Das ist inzwischen wieder in Ordnung, sein Lebensgefühl in Deutschland nicht. Er ist noch keine 30, doch schon ganz schön bitter. „Die Verbrecher kommen nach zehn oder fünfzehn Jahren 'raus und machen sich ein schönes Leben. Und die toten Mädchen, können die das auch?“

Immerhin, findet Maschinenführer Ali, sei in Mölln einiges passiert seit dem Anschlag. Der deutsch-türkische Verein „Miteinander leben“ arbeitet seit fast einem Jahr, und ein frischgegründeter Ausländerbeirat – der erste in Schleswig-Holstein – könne ab jetzt im Stadtrat Einfluß auf die Kommunalpolitik nehmen. Besser wäre es natürlich, man hätte als Türke in Deutschland endlich die doppelte Staatsbürgerschaft. „Uns würde es politisch was bringen“, glaubt Ali, aber gegen die Rechten könne man damit nichts ausrichten.

„Die werden doch auch nach dem Urteil nicht aufhören“, murmelt Zekai Demircan. „Die wollen uns einfach raushaben“, mischt sich gleich ein Alter aus der Stubenecke ein.

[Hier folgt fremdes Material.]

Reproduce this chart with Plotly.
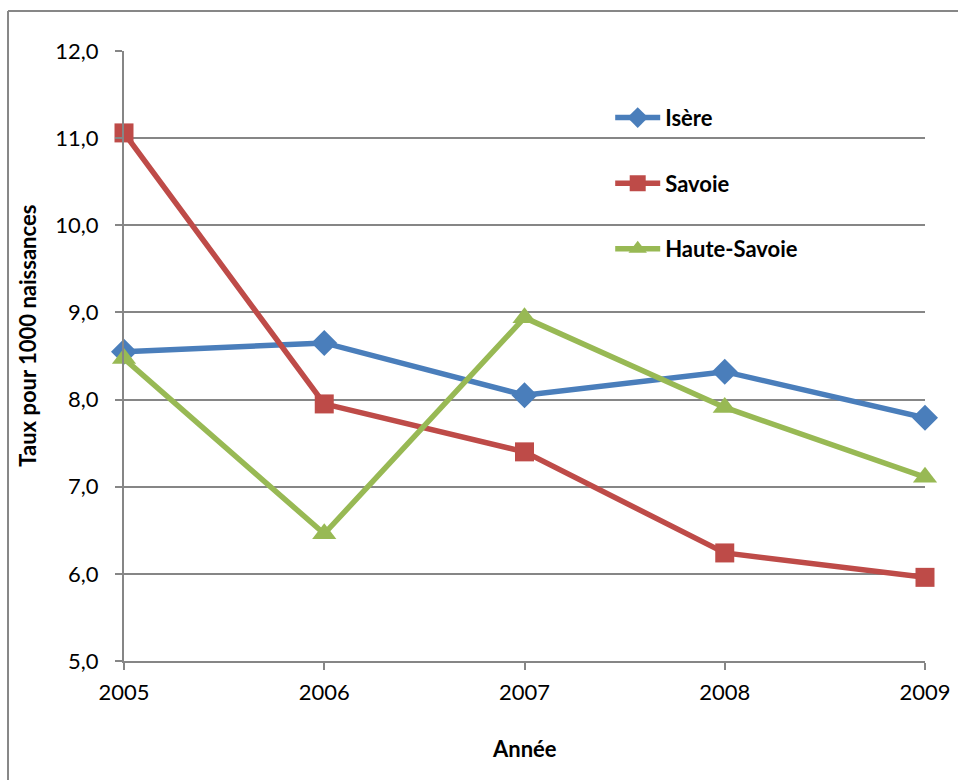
import plotly.graph_objects as go

years = [2005, 2006, 2007, 2008, 2009]
isere = [8.55, 8.65, 8.05, 8.32, 7.79]
savoie = [11.06, 7.95, 7.40, 6.24, 5.96]
haute_savoie = [8.47, 6.46, 8.94, 7.91, 7.11]
y_ticks = [5, 6, 7, 8, 9, 10, 11, 12]
y_tick_labels = ["5,0", "6,0", "7,0", "8,0", "9,0", "10,0", "11,0", "12,0"]

FONT = "Lato"
series = [
    ("Isère", isere, "#4A7EBB", "diamond", 20),
    ("Savoie", savoie, "#BE4B48", "square", 19),
    ("Haute-Savoie", haute_savoie, "#98B954", "triangle-up", 21),
]

fig = go.Figure()
for i, (name, vals, col, sym, sz) in enumerate(series):
    fig.add_trace(go.Scatter(
        x=years, y=vals, name=name, mode="lines+markers",
        line=dict(color=col, width=5.5),
        marker=dict(symbol=sym, size=sz, color=col),
        legendgroup=f"g{i}", cliponaxis=False,
    ))

fig.update_layout(
    width=958, height=780,
    margin=dict(l=124, r=33, t=51, b=119),
    paper_bgcolor="white", plot_bgcolor="white",
    font=dict(family=FONT, size=22, color="black"),
    showlegend=True,
    legend=dict(
        x=0.607, y=0.925, xanchor="left", yanchor="top",
        bgcolor="rgba(0,0,0,0)",
        font=dict(family=FONT, size=22, color="black", weight="bold"),
        traceorder="grouped", tracegroupgap=34,
        itemwidth=45,
    ),
    xaxis=dict(
        range=[2005, 2009], tickvals=years, ticktext=[str(y) for y in years],
        showgrid=False, showline=True, linecolor="#868686", linewidth=2,
        ticks="outside", ticklen=7, tickcolor="#868686", tickwidth=2,
        zeroline=False, tickfont=dict(family=FONT, size=22),
        ticklabelstandoff=4, automargin=False,
    ),
    yaxis=dict(
        range=[5, 12], tickvals=y_ticks, ticktext=y_tick_labels,
        showgrid=True, gridcolor="#868686", gridwidth=2,
        showline=True, linecolor="#868686", linewidth=2,
        ticks="outside", ticklen=7, tickcolor="#868686", tickwidth=2,
        zeroline=False, tickfont=dict(family=FONT, size=22),
        ticklabelstandoff=12, automargin=False,
    ),
    annotations=[
        dict(text="<b>Taux pour 1000 naissances</b>", xref="paper", yref="paper",
             x=-0.12, y=0.533, xanchor="center", yanchor="middle",
             textangle=-90, showarrow=False,
             font=dict(family=FONT, size=22, color="black")),
        dict(text="<b>Année</b>", xref="paper", yref="paper",
             x=0.5, y=0, yshift=-87, xanchor="center", yanchor="middle",
             showarrow=False, font=dict(family=FONT, size=22, color="black")),
    ],
)

# outer chart frame (top and left edges visible)
fig.add_shape(type="line", xref="paper", yref="paper", x0=-0.1448, x1=1.05, y0=1.0656, y1=1.0656,
              line=dict(color="#878787", width=2))
fig.add_shape(type="line", xref="paper", yref="paper", x0=-0.1448, x1=-0.1448, y0=-0.2, y1=1.0656,
              line=dict(color="#878787", width=2))

fig.write_html("out.html")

Raus aus der Teestube, einen gepflasterten Weg hoch und rechts um die Ecke. Rein in eine Kneipe mit „französischem Imbiß“. Auch hier sitzen Möllner Männer und qualmen in die Luft. Aber sie sind Deutsche, trinken Bier statt Tee, es gibt auch eine Frau in der Runde: Die Wirtin. „Na, wenn sie's denn gewesen sind“, kommentiert einer aus der Männerrunde das Schleswiger Urteil, „ist es auch richtig so“. Sein Nachbar rutscht unruhig auf dem Barhocker nach vorne. „Nee, ich weiß nicht“, schiebt er ein, „normalerweise wären sie nie so schwer verurteilt worden.“ Normalerweise heißt für ihn: Wenn nicht die ganze Welt auf das Urteil gewartet hätte. „Das Gericht“, gibt er sich überzeugt, „hat doch nur nach außen geguckt. Das ist ein Muß-Ding gewesen.“

„Ist doch Quatsch!“, kommt es vom anderen Ende der Theke von einem Vertreter, der Flaschenbier vorzieht und eine rotgeränderte Brille trägt, „da gab es doch Geständnisse. Sie sind einfach schuldig!“ Nur werde das Urteil die Rechten in Zukunft wohl kaum abschrecken.

Jetzt will die Wirtin auch mal was sagen: „Wir Möllner sind froh“, versucht sie die Männer zu übertönen, „wenn hier wieder Alltag einkehrt. Ganz so extrem isses ja nicht mehr. Aber nach dem Anschlag haben die Türken und wir uns ganz schön beobachtet.“

Die Tür fliegt auf, eine ältere Frau mit zerrupfter Dauerwelle kommt aus dem Regen. Erst gibt's einen Weinbrand für sie, dann legt sie los. Die Angeklagten schuldig? Natürlich nicht! „Die brauchten nur irgendwelche Täter.“

Und dann gibt die Frau die alten Gerüchte zum Besten, die sich in Mölln seit dem Attentat hartnäckig halten: Die Verbrecher seien Ausländer aus dem Hamburger Rotlichtmilieu gewesen, „unsere“ hätten damit gar nichts zu tun.

Und nachdem sie dergestalt – dem Ergebnis des Prozesses trotzend – ihr Weltbild wieder zurechtgerückt hat, kippt sie beruhigt ihren Weinbrand.